We do this all the time. We make other people responsible for our feelings every time we yell at our kids or our spouse, the barista who messed up the order, the person on the other end of the phone who doesn’t understand us, whoever isn’t meeting our expectations. We do it every time any one of us picks up a weapon, whether we have a flag on our arm, a cause in our heart, or a manifesto on our computer. We do this because we don’t know how to feel our feelings, because our nervous systems are overloaded, because this is not how we were meant to live, and our bodies know it, and we can’t handle it.
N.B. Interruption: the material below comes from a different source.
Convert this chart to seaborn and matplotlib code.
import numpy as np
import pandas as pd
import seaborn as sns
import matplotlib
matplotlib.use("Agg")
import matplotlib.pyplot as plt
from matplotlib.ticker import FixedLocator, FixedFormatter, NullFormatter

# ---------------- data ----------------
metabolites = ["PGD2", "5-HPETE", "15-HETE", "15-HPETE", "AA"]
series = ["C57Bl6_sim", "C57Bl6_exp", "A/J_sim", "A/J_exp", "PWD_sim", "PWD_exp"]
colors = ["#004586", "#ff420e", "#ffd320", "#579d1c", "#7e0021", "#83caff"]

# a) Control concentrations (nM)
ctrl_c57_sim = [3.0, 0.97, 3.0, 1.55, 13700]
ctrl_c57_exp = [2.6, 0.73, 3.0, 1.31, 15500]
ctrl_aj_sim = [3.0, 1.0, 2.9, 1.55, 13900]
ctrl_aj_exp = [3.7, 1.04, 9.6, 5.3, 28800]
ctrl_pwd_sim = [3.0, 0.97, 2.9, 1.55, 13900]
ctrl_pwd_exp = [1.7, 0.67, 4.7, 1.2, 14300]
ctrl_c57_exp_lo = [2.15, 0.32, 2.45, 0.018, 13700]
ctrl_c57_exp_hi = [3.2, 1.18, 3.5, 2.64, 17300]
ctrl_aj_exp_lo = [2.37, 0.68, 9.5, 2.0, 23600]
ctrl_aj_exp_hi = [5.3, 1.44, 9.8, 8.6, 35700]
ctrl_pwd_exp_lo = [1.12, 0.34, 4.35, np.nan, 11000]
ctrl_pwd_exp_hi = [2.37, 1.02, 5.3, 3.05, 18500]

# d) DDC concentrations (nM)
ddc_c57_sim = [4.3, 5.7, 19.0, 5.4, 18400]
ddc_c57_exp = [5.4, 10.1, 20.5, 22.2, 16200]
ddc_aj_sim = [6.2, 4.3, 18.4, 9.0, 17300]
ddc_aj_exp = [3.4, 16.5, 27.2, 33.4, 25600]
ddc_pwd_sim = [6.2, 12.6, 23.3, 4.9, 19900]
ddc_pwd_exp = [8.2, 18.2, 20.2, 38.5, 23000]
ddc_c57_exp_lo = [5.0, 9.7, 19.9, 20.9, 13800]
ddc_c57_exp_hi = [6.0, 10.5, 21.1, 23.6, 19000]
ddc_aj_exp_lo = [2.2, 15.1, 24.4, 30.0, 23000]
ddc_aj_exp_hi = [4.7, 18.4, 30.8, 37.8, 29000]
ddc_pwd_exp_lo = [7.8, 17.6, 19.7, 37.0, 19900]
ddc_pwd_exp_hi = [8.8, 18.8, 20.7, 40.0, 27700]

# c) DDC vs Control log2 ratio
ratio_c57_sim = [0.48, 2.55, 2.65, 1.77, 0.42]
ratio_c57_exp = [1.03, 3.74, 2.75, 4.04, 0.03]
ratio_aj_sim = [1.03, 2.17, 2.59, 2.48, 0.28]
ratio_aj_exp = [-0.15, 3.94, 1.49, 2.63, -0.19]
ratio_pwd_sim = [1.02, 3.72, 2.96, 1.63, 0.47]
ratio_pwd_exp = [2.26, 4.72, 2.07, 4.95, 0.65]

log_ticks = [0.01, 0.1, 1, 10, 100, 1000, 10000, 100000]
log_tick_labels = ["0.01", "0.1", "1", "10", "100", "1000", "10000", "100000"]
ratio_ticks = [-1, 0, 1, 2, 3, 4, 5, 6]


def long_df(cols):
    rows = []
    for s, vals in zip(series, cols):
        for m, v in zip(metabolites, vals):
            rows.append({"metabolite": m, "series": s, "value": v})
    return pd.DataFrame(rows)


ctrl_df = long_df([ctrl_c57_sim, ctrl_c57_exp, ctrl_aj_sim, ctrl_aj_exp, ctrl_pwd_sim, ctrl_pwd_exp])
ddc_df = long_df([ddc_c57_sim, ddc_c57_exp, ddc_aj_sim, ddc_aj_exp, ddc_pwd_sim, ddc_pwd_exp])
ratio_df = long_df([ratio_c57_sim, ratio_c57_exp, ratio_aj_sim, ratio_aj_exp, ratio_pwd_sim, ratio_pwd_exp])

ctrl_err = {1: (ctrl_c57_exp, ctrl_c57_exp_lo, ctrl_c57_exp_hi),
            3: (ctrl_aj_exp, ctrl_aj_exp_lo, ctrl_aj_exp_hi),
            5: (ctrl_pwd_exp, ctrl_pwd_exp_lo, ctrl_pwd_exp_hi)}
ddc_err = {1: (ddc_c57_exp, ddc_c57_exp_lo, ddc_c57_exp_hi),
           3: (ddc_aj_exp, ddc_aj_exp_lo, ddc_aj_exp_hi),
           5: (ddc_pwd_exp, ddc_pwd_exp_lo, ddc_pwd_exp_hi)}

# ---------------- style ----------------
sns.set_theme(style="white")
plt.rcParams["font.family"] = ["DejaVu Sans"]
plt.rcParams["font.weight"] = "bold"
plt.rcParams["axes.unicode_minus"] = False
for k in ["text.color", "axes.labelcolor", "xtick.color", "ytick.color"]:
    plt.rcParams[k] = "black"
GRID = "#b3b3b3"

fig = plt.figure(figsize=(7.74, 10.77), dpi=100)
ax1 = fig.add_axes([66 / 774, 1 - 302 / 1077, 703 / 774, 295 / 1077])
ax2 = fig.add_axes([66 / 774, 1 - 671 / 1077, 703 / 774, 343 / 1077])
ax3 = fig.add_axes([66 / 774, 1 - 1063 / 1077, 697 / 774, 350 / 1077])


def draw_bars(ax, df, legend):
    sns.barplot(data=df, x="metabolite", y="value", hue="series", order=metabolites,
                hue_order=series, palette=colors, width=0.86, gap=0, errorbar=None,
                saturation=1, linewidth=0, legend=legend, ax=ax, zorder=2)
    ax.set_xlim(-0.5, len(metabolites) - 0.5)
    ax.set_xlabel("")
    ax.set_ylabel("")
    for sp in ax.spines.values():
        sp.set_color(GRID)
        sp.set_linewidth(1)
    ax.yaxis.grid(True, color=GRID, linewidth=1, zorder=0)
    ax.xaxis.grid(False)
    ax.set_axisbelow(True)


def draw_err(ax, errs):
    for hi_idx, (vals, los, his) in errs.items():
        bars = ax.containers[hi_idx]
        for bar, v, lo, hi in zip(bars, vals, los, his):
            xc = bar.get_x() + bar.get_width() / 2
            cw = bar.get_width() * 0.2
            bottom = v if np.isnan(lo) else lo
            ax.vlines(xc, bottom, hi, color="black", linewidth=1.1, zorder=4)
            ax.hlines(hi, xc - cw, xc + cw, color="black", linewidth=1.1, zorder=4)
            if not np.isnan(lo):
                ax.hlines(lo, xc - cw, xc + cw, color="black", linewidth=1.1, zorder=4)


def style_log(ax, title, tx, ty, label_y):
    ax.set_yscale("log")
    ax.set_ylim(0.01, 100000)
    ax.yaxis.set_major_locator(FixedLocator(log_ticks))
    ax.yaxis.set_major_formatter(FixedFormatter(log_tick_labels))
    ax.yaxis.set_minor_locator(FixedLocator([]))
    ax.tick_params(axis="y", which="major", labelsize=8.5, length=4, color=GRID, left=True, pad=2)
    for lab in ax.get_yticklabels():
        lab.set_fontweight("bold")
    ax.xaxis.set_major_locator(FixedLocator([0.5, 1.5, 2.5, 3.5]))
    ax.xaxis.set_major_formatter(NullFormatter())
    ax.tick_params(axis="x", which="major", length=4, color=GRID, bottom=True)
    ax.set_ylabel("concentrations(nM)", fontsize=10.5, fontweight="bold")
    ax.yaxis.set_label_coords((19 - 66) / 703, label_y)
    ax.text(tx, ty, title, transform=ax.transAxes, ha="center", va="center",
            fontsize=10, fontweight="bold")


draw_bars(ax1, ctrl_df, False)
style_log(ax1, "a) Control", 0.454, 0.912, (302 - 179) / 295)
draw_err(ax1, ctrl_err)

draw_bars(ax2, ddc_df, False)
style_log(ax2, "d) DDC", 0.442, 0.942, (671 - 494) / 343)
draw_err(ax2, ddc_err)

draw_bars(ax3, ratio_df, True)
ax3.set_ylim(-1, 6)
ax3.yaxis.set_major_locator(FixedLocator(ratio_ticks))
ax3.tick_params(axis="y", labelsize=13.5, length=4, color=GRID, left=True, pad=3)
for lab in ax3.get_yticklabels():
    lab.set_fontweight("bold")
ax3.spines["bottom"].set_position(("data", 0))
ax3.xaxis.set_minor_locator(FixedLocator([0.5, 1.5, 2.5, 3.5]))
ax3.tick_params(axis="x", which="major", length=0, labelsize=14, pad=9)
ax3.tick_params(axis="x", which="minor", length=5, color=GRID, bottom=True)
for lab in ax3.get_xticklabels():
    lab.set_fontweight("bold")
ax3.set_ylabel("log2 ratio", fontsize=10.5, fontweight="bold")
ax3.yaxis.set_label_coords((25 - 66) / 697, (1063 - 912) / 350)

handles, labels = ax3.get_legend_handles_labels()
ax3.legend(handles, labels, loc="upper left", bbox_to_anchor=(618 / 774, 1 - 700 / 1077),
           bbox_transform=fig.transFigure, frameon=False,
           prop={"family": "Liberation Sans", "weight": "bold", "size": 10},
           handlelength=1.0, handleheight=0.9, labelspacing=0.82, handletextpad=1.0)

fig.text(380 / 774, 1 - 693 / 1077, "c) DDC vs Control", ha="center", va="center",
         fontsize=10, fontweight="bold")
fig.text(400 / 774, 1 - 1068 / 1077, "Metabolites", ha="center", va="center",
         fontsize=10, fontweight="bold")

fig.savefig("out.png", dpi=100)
I try so hard to love that version of myself. I see her reflected in every soldier, every civilian, every lone gunman, every disappeared girl. I try to love radically, and loving radically upsets our paradigms. It defies duality, it rejects the notion of arrows and straight lines. I pull that version of myself into  my lap, and I encircle her in my arms, and I breathe with her until our bellies are soft. I smooth her hair and we cry together, and then I whisper, I am here. This world is a prison, and this life is a penance, and the only remedy I have to offer you is that I am here and that I love you. I see you and I love you and nothing about this is fair or okay. Here we are, we have our breath, and we have ourselves, and we have each other, and we have a love that is more powerful than each of us. That can make something healed. That can make something new.